At the same time Morrison knows that the "friendly enemies" relationship of DC's most iconic characters, Superman and Batman, lies at the core of the modern JLA. The climax of WAR involves Superman trying to defeat Mageddon directly, with the result that the super-machine enslaves him. There's more than the suggestion of Biblical imagery here, in that Metron poetically describes Maggedon as "dragging its broken chains across the stars"-- and during Superman's captivity, he carries much of the resonance of Samson chained in the Temple of Dagon.
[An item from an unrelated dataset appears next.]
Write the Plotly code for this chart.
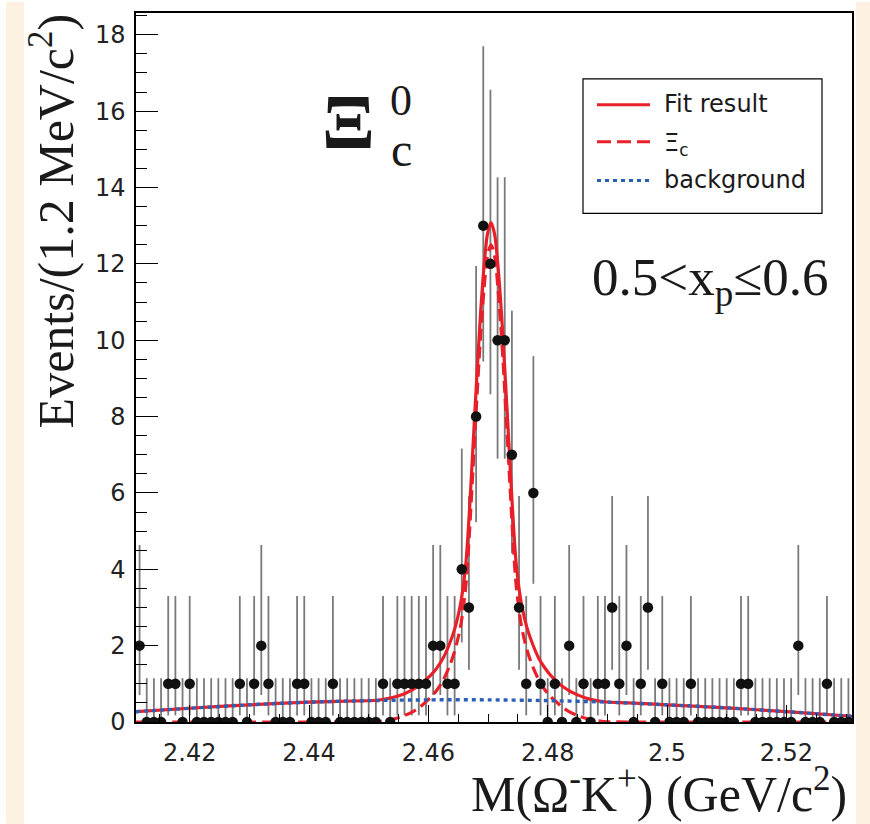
import plotly.graph_objects as go

# ---------------- data ----------------
bin_lo = 2.411
bin_width = 0.0012
counts = [2, 0, 0, 0, 1, 1, 0, 1, 0, 0,
          0, 0, 0, 0, 1, 0, 1, 2, 1, 0,
          0, 0, 1, 1, 0, 0, 0, 1, 0, 0,
          0, 0, 0, 0, 1, 0, 1, 1, 1, 1,
          1, 2, 2, 1, 1, 4, 3, 8, 13, 12,
          10, 10, 7, 3, 1, 6, 1, 0, 1, 0,
          2, 0, 1, 0, 1, 1, 3, 1, 2, 0,
          1, 3, 0, 1, 0, 0, 0, 1, 0, 0,
          0, 0, 0, 0, 1, 1, 0, 0, 0, 0,
          0, 0, 2, 0, 0, 0, 1, 0, 0, 0]

# Poisson (68%) error lengths per count, as drawn
poisson_lo = {0: 0.0, 1: 0.827, 2: 1.292, 3: 1.633, 4: 1.914, 6: 2.379,
              7: 2.581, 8: 2.768, 10: 3.108, 12: 3.415, 13: 3.558}
poisson_hi = {0: 1.148, 1: 2.299, 2: 2.637, 3: 2.918, 4: 3.162, 6: 3.583,
              7: 3.770, 8: 3.945, 10: 4.266, 12: 4.559, 13: 4.697}

bkg_x = [2.411, 2.42, 2.43, 2.44, 2.45, 2.46, 2.47, 2.48, 2.49, 2.50, 2.51, 2.52, 2.531]
bkg_y = [0.27, 0.36, 0.45, 0.52, 0.56, 0.58, 0.58, 0.56, 0.52, 0.45, 0.37, 0.27, 0.15]

sig_x = [2.411, 2.4475, 2.4515, 2.454, 2.456, 2.4575, 2.4585, 2.4595, 2.4605, 2.4615,
         2.4625, 2.4635, 2.4643, 2.4649, 2.4655, 2.4663, 2.4669, 2.4675, 2.4681, 2.4687,
         2.4693, 2.4699, 2.4705, 2.4711, 2.4717, 2.4723, 2.4729, 2.4735, 2.4741, 2.4747,
         2.4755, 2.4761, 2.4767, 2.4775, 2.4785, 2.4795, 2.4805, 2.4815, 2.4825, 2.4835,
         2.485, 2.487, 2.4895, 2.4935, 2.531]
sig_y = [0, 0, 0.01, 0.07, 0.17, 0.28, 0.38, 0.52, 0.66, 0.85,
         1.10, 1.45, 1.80, 2.15, 2.6, 3.6, 5.0, 6.7, 8.4, 10.0,
         11.3, 12.2, 12.5, 12.2, 11.3, 10.0, 8.4, 6.7, 5.0, 3.6,
         2.6, 2.15, 1.80, 1.45, 1.10, 0.85, 0.66, 0.52, 0.38, 0.28,
         0.17, 0.07, 0.01, 0, 0]

fit_x = [2.411, 2.42, 2.43, 2.44,
         2.4475, 2.4515, 2.454, 2.456, 2.4575, 2.4585, 2.4595, 2.4605, 2.4615,
         2.4625, 2.4635, 2.4643, 2.4649, 2.4655, 2.4663, 2.4669, 2.4675, 2.4681, 2.4687,
         2.4693, 2.4699, 2.4705, 2.4711, 2.4717, 2.4723, 2.4729, 2.4735, 2.4741, 2.4747,
         2.4755, 2.4761, 2.4767, 2.4775, 2.4785, 2.4795, 2.4805, 2.4815, 2.4825, 2.4835,
         2.485, 2.487, 2.4895, 2.4935,
         2.50, 2.51, 2.52, 2.531]
fit_y = [0.27, 0.36, 0.45, 0.52,
         0.55, 0.57, 0.64, 0.74, 0.86, 0.96, 1.10, 1.24, 1.43,
         1.68, 2.03, 2.38, 2.73, 3.18, 4.18, 5.58, 7.28, 8.98, 10.58,
         11.88, 12.78, 13.08, 12.78, 11.88, 10.58, 8.98, 7.28, 5.58, 4.18,
         3.18, 2.73, 2.38, 2.03, 1.67, 1.42, 1.22, 1.07, 0.93, 0.83,
         0.71, 0.60, 0.53, 0.50,
         0.45, 0.37, 0.27, 0.15]

x_tickvals = [2.42, 2.44, 2.46, 2.48, 2.50, 2.52]
x_ticktext = ["2.42", "2.44", "2.46", "2.48", "2.5", "2.52"]
y_tickvals = [0, 2, 4, 6, 8, 10, 12, 14, 16, 18]
y_ticktext = ["0", "2", "4", "6", "8", "10", "12", "14", "16", "18"]

# ---------------- figure ----------------
centers = [bin_lo + (i + 0.5) * bin_width for i in range(len(counts))]
err_lo = [poisson_lo[c] for c in counts]
err_hi = [poisson_hi[c] for c in counts]

W, H = 870, 824
L, R, T, B = 136, 18, 11, 102
PW, PH = W - L - R, H - T - B


def px(x):
    return (x - L) / PW


def py(y):
    return (H - B - y) / PH


fig = go.Figure()

fig.add_trace(go.Scatter(
    x=centers, y=counts, mode="markers",
    marker=dict(size=10, color="rgba(0,0,0,0)"),
    error_y=dict(type="data", symmetric=False, array=err_hi, arrayminus=err_lo,
                 color="#7a7a7a", thickness=1.8, width=0),
    hoverinfo="skip"))

fig.add_trace(go.Scatter(x=fit_x, y=fit_y, mode="lines",
                         line=dict(color="#e8202a", width=3.2, shape="spline", smoothing=0.8)))
fig.add_trace(go.Scatter(x=sig_x, y=sig_y, mode="lines",
                         line=dict(color="#e8202a", width=3.2, dash="12px,6px",
                                   shape="spline", smoothing=0.8)))
fig.add_trace(go.Scatter(x=bkg_x, y=bkg_y, mode="lines",
                         line=dict(color="#2b5fb4", width=3.4, dash="4px,4px",
                                   shape="spline", smoothing=0.8)))

fig.add_trace(go.Scatter(x=centers, y=counts, mode="markers",
                         marker=dict(size=10.5, color="#111111")))

serif = "Liberation Serif"
sans = "DejaVu Sans"

fig.update_layout(
    width=W, height=H,
    margin=dict(l=L, r=R, t=T, b=B),
    paper_bgcolor="white", plot_bgcolor="white",
    showlegend=False,
    xaxis=dict(range=[2.411, 2.531], tickmode="array", tickvals=x_tickvals, ticktext=x_ticktext,
               ticks="inside", ticklen=17, tickwidth=1.3, tickcolor="black",
               minor=dict(tickmode="linear", tick0=2.41, dtick=0.005, ticks="inside",
                          ticklen=8, tickwidth=1.1, tickcolor="black"),
               showline=True, linecolor="black", linewidth=1.5, mirror=True,
               showgrid=False, zeroline=False,
               tickfont=dict(family=sans, size=24, color="#222"), ticklabelstandoff=8),
    yaxis=dict(range=[0, 18.57], tickmode="array", tickvals=y_tickvals, ticktext=y_ticktext,
               ticks="inside", ticklen=22, tickwidth=1.3, tickcolor="black",
               minor=dict(tickmode="linear", tick0=0, dtick=0.5, ticks="inside",
                          ticklen=11, tickwidth=1.1, tickcolor="black"),
               showline=True, linecolor="black", linewidth=1.5, mirror=True,
               showgrid=False, zeroline=False,
               tickfont=dict(family=sans, size=24, color="#222"), ticklabelstandoff=4),
)

shapes = []
beige = "#fdf2e1"
shapes.append(dict(type="rect", xref="paper", yref="paper", x0=px(6), x1=px(24),
                   y0=py(0), y1=py(H), fillcolor=beige, line=dict(width=0), layer="below"))
shapes.append(dict(type="rect", xref="paper", yref="paper", x0=px(856), x1=px(W),
                   y0=py(0), y1=py(H), fillcolor=beige, line=dict(width=0), layer="below"))
# legend box
shapes.append(dict(type="rect", xref="paper", yref="paper", x0=px(583), x1=px(822),
                   y0=py(77), y1=py(212), fillcolor="white", line=dict(color="black", width=1.2)))
shapes.append(dict(type="line", xref="paper", yref="paper", x0=px(597), x1=px(650),
                   y0=py(103), y1=py(103), line=dict(color="#e8202a", width=3)))
shapes.append(dict(type="line", xref="paper", yref="paper", x0=px(597), x1=px(650),
                   y0=py(140), y1=py(140), line=dict(color="#e8202a", width=3, dash="14px,6px")))
shapes.append(dict(type="line", xref="paper", yref="paper", x0=px(597), x1=px(650),
                   y0=py(179), y1=py(179), line=dict(color="#2b5fb4", width=3, dash="4px,4px")))
fig.update_layout(shapes=shapes)

ann = []


def add_text(text, x, y, size, family, xanchor="left", yanchor="middle", angle=0, bold=False):
    ann.append(dict(text=("<b>%s</b>" % text) if bold else text, x=px(x), y=py(y),
                    xref="paper", yref="paper", showarrow=False,
                    xanchor=xanchor, yanchor=yanchor, textangle=angle,
                    font=dict(family=family, size=size, color="#1a1a1a")))


add_text("Fit result", 662, 102, 24, sans)
add_text("Ξ<sub>c</sub>", 662, 143, 24, sans)
add_text("background", 662, 178, 24, sans)
add_text("Events/(1.2 MeV/c<sup>2</sup>)", 52, 220, 50, serif, xanchor="center", angle=-90)
add_text("M(Ω<sup>-</sup>K<sup>+</sup>) (GeV/c<sup>2</sup>)", 849, 791, 50, serif, xanchor="right")
add_text("Ξ", 348, 120, 78, serif, xanchor="center", bold=True)
add_text("0", 401, 99, 44, serif, xanchor="center")
add_text("c", 401, 148, 48, serif, xanchor="center")
add_text("0.5&lt;x<sub>p</sub>≤0.6", 590, 280, 53, serif)
fig.update_layout(annotations=ann)

fig.write_html("out.html")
One panel even makes Superman's eyes look overshadowed, as if he might be as blind as Samson, though this may have been no more than a fortuitous accident.
Maggedon enslaves Superman by filling him with a despair that plays on the hero's sense of "survivor guilt." Batman, speaking to the hero through a telepathic link, essentially "out-guilts" the machine, causing the Man of Steel to rally and to defeat the Anti-Sun with his own solar-based powers: the "positive sun" besting the "negative sun."
I should note in closing that though Morrison pays full respect to Kirby's Fourth World, the later author places a lot more emphasis on the idea of humankind's evolutionary destiny, which, in essence, argues that everyone can be a superhero. The author's meditations on metaphysical evolution are arguably better worked out in the later "Being Bizarro" sequence from ALL-STAR SUPERMAN. Nevertheless, I can find no substantive flaws in Morrison's homage to the wonder-working proclivities of the Silver Age JUSTICE LEAGUE, which, like all good homages, is as much about what the modern author likes as the thing being homaged.